Yargıtay’ın yerleşik hale gelen içtihadı ise; “KDV’nin sorumlusu alıcı ise de, satış sözleşmesinde ve satış bedelinin pazarlığı sırasında bu konu gündeme getirilmemiş ise KDV’nin satış bedeli içinde olduğunun kabul edilmesi gerektiği, yani tarafların sözleşme aşamasında, satış bedeline KDV’nin de dahil olup olmadığına dair bir kararlaştırmada bulunmamaları halinde satıcının KDV’yi satış bedelinden ayrıca gösterip alıcıdan isteyemeyeceği” doğrultusunda (Yargıtay Hukuk Genel Kurulu’nun 13.10.2004 tarih ve E. 2004/19-456, K. 2004/531 sayılı Kararı).
SONUÇ OLARAK;
Sözleşmenin tarafları arasında ileride sorun yaşanmaması için, sözleşmeye, bedele KDV’nin dahil mi hariç mi olduğuna ilişkin açık bir hükmün konulması gerekiyor.

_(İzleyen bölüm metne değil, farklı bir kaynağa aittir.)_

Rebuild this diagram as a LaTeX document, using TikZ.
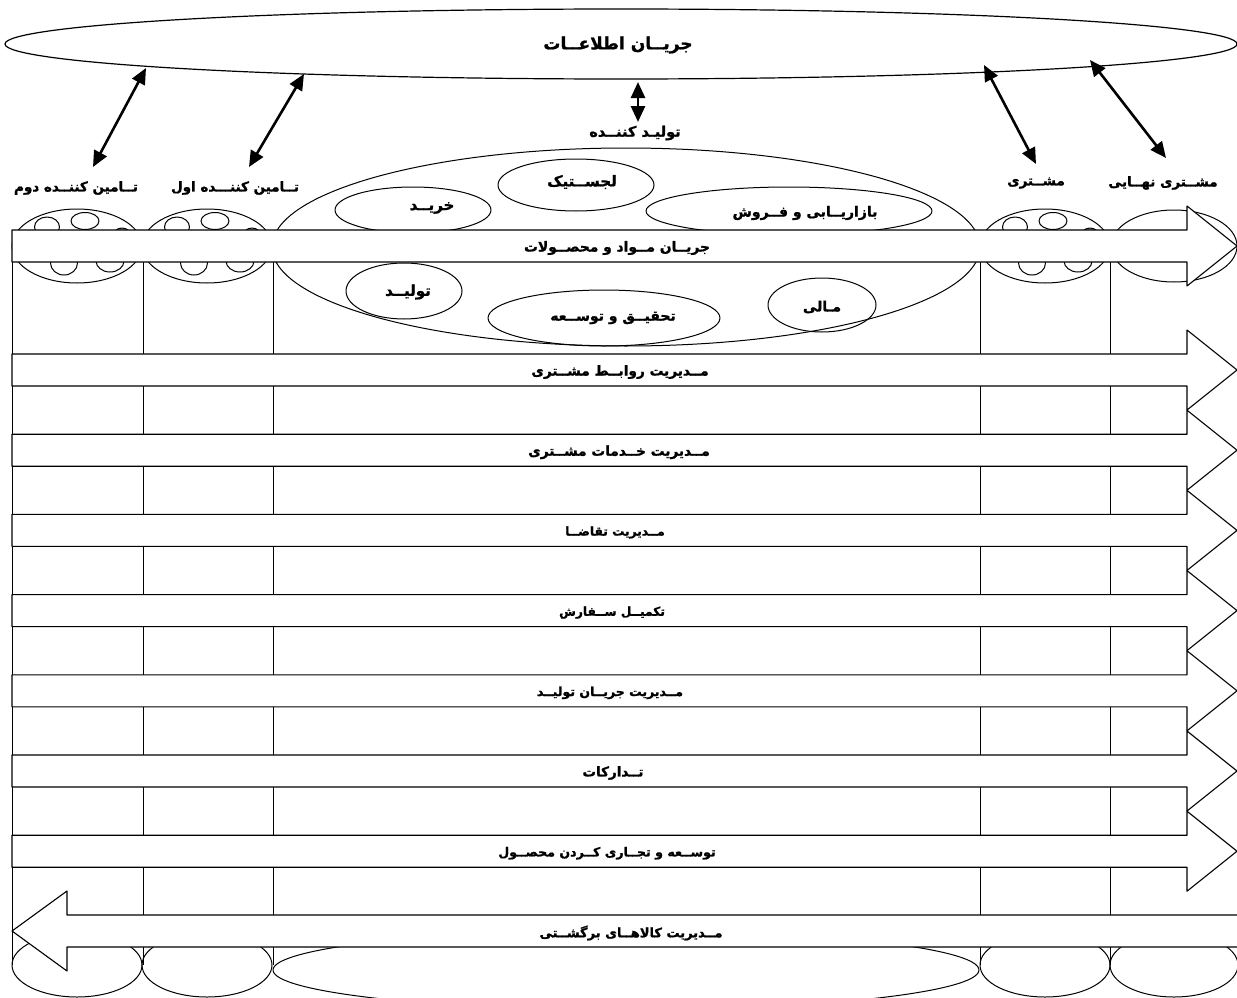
\documentclass[tikz,border=0pt]{standalone}
\usepackage{fontspec}
\newfontfamily\farsi[Script=Arabic,BoldFeatures={FakeBold=1.2}]{DejaVu Sans}
\TeXXeTstate=1
\usetikzlibrary{arrows.meta}
\newcommand{\fa}[1]{\farsi\bfseries\beginR #1\endR}

\begin{document}
\begin{tikzpicture}[x=1pt,y=-1pt,line join=round,
    cylline/.style={line width=1pt},
    flowarrow/.style={draw,line width=1.1pt,fill=white},
    linkarrow/.style={line width=2.6pt,{Triangle[length=16pt,width=14pt]}-{Triangle[length=16pt,width=14pt]}},
    toplabel/.style={inner sep=0pt,font=\fontsize{13.5}{16}\selectfont},
    unitlabel/.style={inner sep=0pt,font=\fontsize{14}{16}\selectfont},
    flowlabel/.style={inner sep=0pt,font=\fontsize{13}{15}\selectfont}]
    \useasboundingbox (0,0) rectangle (1237,998);

    % information flow on top
    \draw[line width=1.2pt] (621,44) ellipse [x radius=616,y radius=35];
    \node[toplabel,font=\fontsize{17}{20}\selectfont] (info) at (618,45) {\fa{جریــان اطلاعــات}};

    \node[toplabel] (sup2) at (76,188) {\fa{تــامین کننــده دوم}};
    \node[toplabel] (sup1) at (235,188) {\fa{تــامین کننـــده اول}};
    \node[toplabel,font=\fontsize{14.5}{17}\selectfont] (prod) at (635,133) {\fa{تولیـد کننــده}};
    \node[toplabel] (cust) at (1036,183) {\fa{مشــتری}};
    \node[toplabel] (endcust) at (1163,183) {\fa{مشــتری نهــایی}};

    \coordinate (i2) at (146,68);  \coordinate (s2) at (93,167);
    \coordinate (i1) at (304,74);  \coordinate (s1) at (249,167);
    \coordinate (ip) at (638,82);  \coordinate (p0) at (638,122);
    \coordinate (ic) at (984,65);  \coordinate (c0) at (1036,164);
    \coordinate (ie) at (1090,60); \coordinate (e0) at (1166,158);
    \draw[linkarrow] (i2) -- (s2);
    \draw[linkarrow] (i1) -- (s1);
    \draw[linkarrow] (ip) -- (p0);
    \draw[linkarrow] (ic) -- (c0);
    \draw[linkarrow] (ie) -- (e0);

    % column lines
    \draw[cylline] (12,230) -- (12,965);
    \foreach \vx in {143,273,980,1110}
        \draw[cylline] (\vx,250) -- (\vx,965);

    % suppliers and customer: tops with small circles
    \foreach \cx in {77,207,1045} {
        \draw[cylline] (\cx,246) ellipse [x radius=65,y radius=37];
        \draw[cylline] (\cx-30,227) ellipse [x radius=12.5,y radius=10];
        \draw[cylline] (\cx+8,221) ellipse [x radius=14,y radius=8.5];
        \draw[cylline,fill=gray!60] (\cx+45,238) circle [radius=10];
        \draw[cylline] (\cx-13,263) ellipse [x radius=13.5,y radius=12];
        \draw[cylline] (\cx+33,261) ellipse [x radius=14,y radius=11];
    }
    \draw[cylline] (1174,246) ellipse [x radius=63,y radius=36];

    % producer
    \draw[cylline] (626,247) ellipse [x radius=354,y radius=99];
    \draw[cylline] (576,185) ellipse [x radius=78,y radius=26];
    \draw[cylline] (413,210) ellipse [x radius=78,y radius=23];
    \draw[cylline] (789,211) ellipse [x radius=143,y radius=24];
    \draw[cylline] (404,291) ellipse [x radius=58,y radius=28];
    \draw[cylline] (604,318) ellipse [x radius=116,y radius=28];
    \draw[cylline] (822,305) ellipse [x radius=54,y radius=27];
    \node[unitlabel,font=\fontsize{15}{17}\selectfont] (logistic) at (582,182) {\fa{لجســتیک}};
    \node[unitlabel,font=\fontsize{15}{17}\selectfont] (buy) at (432,208) {\fa{خریــد}};
    \node[unitlabel] (market) at (805,213) {\fa{بازاریــابی و فــروش}};
    \node[unitlabel,font=\fontsize{15}{17}\selectfont] (make) at (408,292) {\fa{تولیــد}};
    \node[unitlabel] (rnd) at (613,318) {\fa{تحقیــق و توســعه}};
    \node[unitlabel] (finance) at (822,307) {\fa{مـالی}};

    % bottoms
    \foreach \cx/\rx in {77/65,207/65,1045/65,1174/64}
        \draw[cylline] (\cx,965) ellipse [x radius=\rx,y radius=32];
    \draw[cylline] (626,970) ellipse [x radius=353,y radius=40];

    % processes
    \foreach \yc/\xt/\fs/\txt [count=\i] in {
        246/617/13.8/{جریــان مــواد و محصــولات},
        370/620/13.7/{مــدیریت روابــط مشــتری},
        450.2/619/13.7/{مــدیریت خــدمات مشــتری},
        530.4/615/12.2/{مــدیریت تقاضــا},
        610.6/612/12.2/{تکمیــل ســفارش},
        690.8/610/12.5/{مــدیریت جریــان تولیــد},
        771/613/13.5/{تــدارکات},
        851.2/607/12.6/{توســعه و تجــاری کــردن محصــول}} {
        \draw[flowarrow] (12,\yc-16) -- (1187,\yc-16) -- (1187,\yc-40) -- (1237,\yc)
            -- (1187,\yc+40) -- (1187,\yc+16) -- (12,\yc+16) -- cycle;
        \node[flowlabel,font=\fontsize{\fs}{15}\selectfont] (flow\i) at (\xt,\yc+2) {\fa{\txt}};
    }
    \draw[flowarrow] (1245,915) -- (67,915) -- (67,891) -- (12,931) -- (67,971)
        -- (67,947) -- (1245,947);
    \node[flowlabel] (returns) at (631,933) {\fa{مــدیریت کالاهــای برگشــتی}};
\end{tikzpicture}
\end{document}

Geldiğimiz noktada bu konu çok önemli. Aksi halde, istenmeyen olaylar yaşanıyor, ihtilaflar çıkıyor. Artık buna bir son verilmesi gerekiyor. Israrla bu hususun belirtilmesinden kaçınılıyorsa, fatura tutarı ve KDV’si, satıcı yönünden bir alacak niteliğinde olduğundan, ihtilaf halinde bunun Borçlar Hukuku kuralları çerçevesinde çözümlenmesi gerekiyor. Bu konuda da yargının görüşü açık ve alıcı lehine, yani KDV’nin bedele dahil olduğu yönünde.
Ben de, sözleşmeye, bedele KDV’nin dahil mi hariç mi olduğuna ilişkin olarak açık bir ifade konulması gerektiğini düşünüyor ve tavsiye ediyorum.